Протолкнув клинок глубже, я с силой выдернул лезвие, проливая на пол кровь. На лице не дрогнул ни один мускул, пальцы мёртвой хваткой смыкались на рукояти. Вытерев с щеки кровь, я сплюнул на пол. Противная, как запах изо рта.
— Вот что бывает с теми, кто недооценивает врага. Браво! — раздались аплодисменты Командора Тьмы. — А теперь, — замер он, напрягая на руке мускулы. — Разберитесь с ним так, как положено воинам! Кого не добьёт этот юноша — сам добью.

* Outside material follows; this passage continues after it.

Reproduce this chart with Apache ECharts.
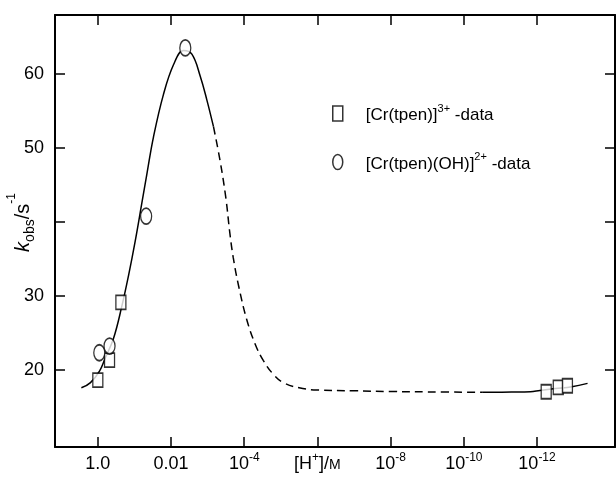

Я не потерплю слабаков в отряде!
— Так точно, Командор! — раздался хор голосов, эхом, сотрясавшим тюремные своды.
ПОЗДРАВЛЯЮ. ТВОИ ШАНСЫ ВЫЖИТЬ УВЕЛИЧИЛИСЬ НА ДЕСЯТЫЕ ДОЛИ ПРОЦЕНТА.
— Заткнись и дай мне силу. Меня уже тошнит от никчёмной болтовни.
КАК СКАЖЕШЬ. ТЫ САМ ЭТОГО ЗАХОТЕЛ.
Во рту вмиг пересохло. Внутри засвербело с такой силой, что я готов был вскрыть собственную грудь, лишь бы унять нараставшее жжение. Лёгкие сдавливало чудовищной мощью.
Я задыхался, исходя хрипом.
— Что с ним?!
— Что происходит?
— Куда делся свет?! Кто-нибудь, зажгите свечу! А-а-а-а!
Хруст следовал за треском, обрывая истошный вопль. Темнота обрела аромат крови и непроизвольного мочеиспускания. Запахло животным страхом. На этот раз никто не смеялся.